▶ _INFORMATION PROVIDED_:
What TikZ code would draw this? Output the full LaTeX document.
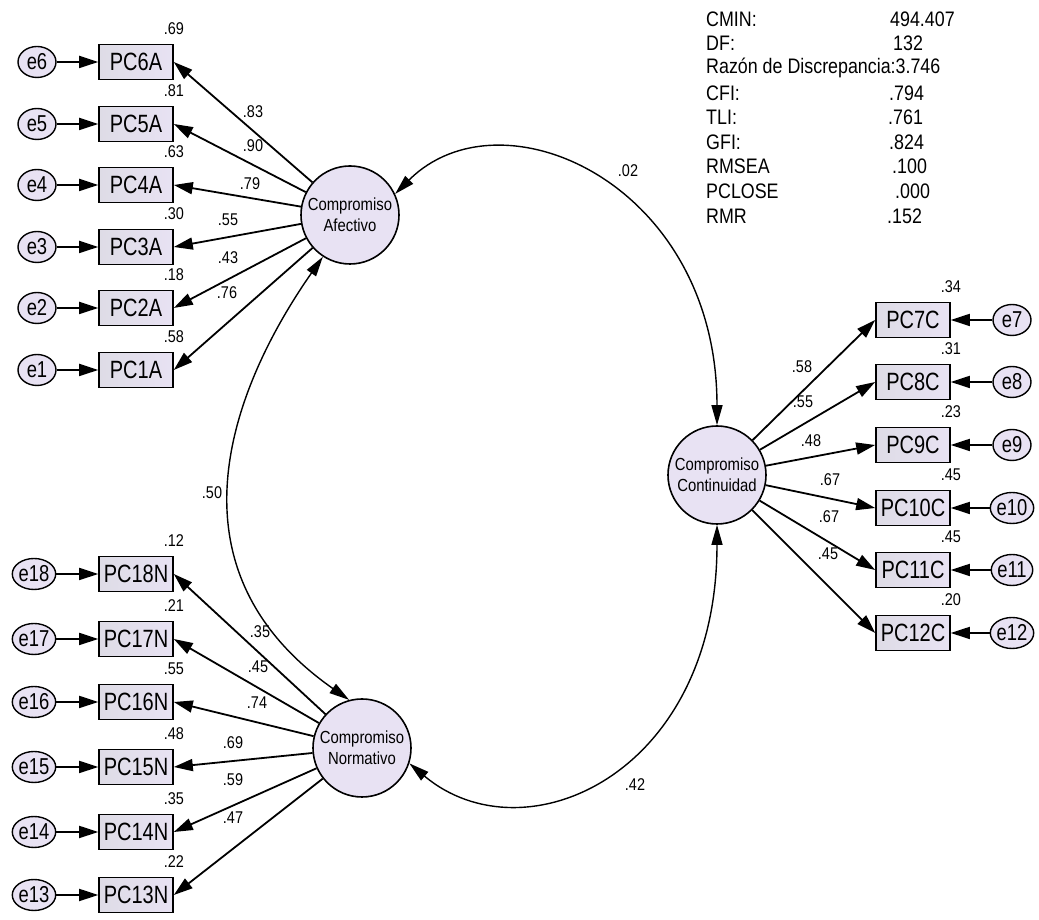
...
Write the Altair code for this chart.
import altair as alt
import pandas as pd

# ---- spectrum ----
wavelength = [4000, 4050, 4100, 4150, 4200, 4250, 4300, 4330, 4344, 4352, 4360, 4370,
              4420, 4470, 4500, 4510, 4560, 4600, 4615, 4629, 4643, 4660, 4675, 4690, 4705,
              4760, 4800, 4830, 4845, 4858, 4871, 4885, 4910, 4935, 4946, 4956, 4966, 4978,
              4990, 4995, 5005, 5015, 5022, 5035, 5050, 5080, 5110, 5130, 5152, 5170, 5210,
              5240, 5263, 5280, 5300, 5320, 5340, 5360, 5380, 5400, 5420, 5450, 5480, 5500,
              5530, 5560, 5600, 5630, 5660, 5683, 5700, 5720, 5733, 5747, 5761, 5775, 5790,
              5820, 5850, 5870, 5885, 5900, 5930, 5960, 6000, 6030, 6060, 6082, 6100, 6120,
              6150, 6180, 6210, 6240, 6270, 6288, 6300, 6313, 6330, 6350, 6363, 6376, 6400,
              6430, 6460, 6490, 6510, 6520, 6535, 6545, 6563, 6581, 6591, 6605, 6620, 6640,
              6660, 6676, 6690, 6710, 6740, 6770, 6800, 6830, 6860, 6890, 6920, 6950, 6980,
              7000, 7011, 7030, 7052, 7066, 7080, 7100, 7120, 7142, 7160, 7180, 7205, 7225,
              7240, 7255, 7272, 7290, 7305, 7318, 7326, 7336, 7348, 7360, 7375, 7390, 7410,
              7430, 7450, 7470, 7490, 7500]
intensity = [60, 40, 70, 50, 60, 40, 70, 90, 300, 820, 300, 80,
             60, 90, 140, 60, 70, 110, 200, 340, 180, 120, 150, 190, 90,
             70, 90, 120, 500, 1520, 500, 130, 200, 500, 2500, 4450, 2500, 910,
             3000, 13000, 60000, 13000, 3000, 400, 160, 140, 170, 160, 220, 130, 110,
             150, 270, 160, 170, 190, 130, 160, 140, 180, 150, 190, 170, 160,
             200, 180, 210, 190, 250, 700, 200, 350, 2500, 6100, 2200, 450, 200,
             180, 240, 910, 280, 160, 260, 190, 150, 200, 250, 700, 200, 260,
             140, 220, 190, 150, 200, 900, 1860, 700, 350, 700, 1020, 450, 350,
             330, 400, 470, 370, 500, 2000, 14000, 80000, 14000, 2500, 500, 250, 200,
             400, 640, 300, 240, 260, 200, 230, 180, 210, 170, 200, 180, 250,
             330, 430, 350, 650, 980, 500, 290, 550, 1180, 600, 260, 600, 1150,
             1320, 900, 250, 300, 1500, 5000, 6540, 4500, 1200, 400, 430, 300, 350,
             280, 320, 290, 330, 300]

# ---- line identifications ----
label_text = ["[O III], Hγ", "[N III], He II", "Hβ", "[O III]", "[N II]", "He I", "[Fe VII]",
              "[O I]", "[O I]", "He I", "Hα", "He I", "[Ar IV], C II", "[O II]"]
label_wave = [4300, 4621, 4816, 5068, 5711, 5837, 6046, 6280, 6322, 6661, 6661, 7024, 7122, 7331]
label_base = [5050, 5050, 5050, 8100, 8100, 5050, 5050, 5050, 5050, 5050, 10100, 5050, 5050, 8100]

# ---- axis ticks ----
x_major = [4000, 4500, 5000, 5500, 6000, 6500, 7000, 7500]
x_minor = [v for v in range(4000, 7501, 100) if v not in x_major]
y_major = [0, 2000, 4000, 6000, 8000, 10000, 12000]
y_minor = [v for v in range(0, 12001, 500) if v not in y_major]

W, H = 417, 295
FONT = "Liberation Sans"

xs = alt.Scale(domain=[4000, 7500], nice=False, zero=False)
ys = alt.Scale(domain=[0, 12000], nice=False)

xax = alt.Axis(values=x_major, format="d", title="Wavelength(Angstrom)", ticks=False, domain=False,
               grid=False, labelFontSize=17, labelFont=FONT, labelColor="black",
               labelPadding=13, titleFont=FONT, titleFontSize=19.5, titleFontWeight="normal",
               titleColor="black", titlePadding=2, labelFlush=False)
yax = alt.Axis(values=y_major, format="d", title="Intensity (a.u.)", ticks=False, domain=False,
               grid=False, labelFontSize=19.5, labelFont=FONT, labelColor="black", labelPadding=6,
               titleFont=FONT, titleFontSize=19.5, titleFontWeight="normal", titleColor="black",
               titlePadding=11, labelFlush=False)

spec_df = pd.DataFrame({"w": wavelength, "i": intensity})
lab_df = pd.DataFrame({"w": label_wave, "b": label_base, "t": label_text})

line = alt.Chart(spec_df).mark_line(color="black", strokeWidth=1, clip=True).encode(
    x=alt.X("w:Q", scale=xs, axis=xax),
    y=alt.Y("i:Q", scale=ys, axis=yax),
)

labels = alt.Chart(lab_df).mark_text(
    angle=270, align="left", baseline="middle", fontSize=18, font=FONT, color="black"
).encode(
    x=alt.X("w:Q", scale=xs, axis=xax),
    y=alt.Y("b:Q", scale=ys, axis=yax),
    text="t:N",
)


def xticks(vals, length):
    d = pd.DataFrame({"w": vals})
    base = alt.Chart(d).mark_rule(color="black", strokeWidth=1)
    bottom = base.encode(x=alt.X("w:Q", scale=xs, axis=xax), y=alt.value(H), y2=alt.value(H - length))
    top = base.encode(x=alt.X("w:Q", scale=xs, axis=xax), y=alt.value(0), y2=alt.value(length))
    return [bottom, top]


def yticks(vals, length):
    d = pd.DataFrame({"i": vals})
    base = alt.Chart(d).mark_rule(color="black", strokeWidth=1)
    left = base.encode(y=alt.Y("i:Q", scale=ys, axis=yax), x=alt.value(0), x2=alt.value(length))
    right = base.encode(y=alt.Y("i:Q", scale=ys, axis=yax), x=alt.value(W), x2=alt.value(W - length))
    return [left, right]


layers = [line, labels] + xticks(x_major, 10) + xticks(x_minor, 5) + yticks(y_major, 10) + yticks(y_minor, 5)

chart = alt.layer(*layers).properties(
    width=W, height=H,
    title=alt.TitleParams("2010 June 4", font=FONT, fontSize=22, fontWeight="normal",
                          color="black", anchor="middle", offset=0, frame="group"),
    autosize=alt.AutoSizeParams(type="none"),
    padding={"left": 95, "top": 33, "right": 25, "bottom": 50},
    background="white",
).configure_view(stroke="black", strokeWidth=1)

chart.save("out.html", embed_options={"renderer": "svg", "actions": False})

▶ _GOAL_:
List the lines of the material in which the word "this" occurs.

▶ _COMPLETE ANSWER_:
What TikZ code would draw this? Output the full LaTeX document.
Write the Altair code for this chart.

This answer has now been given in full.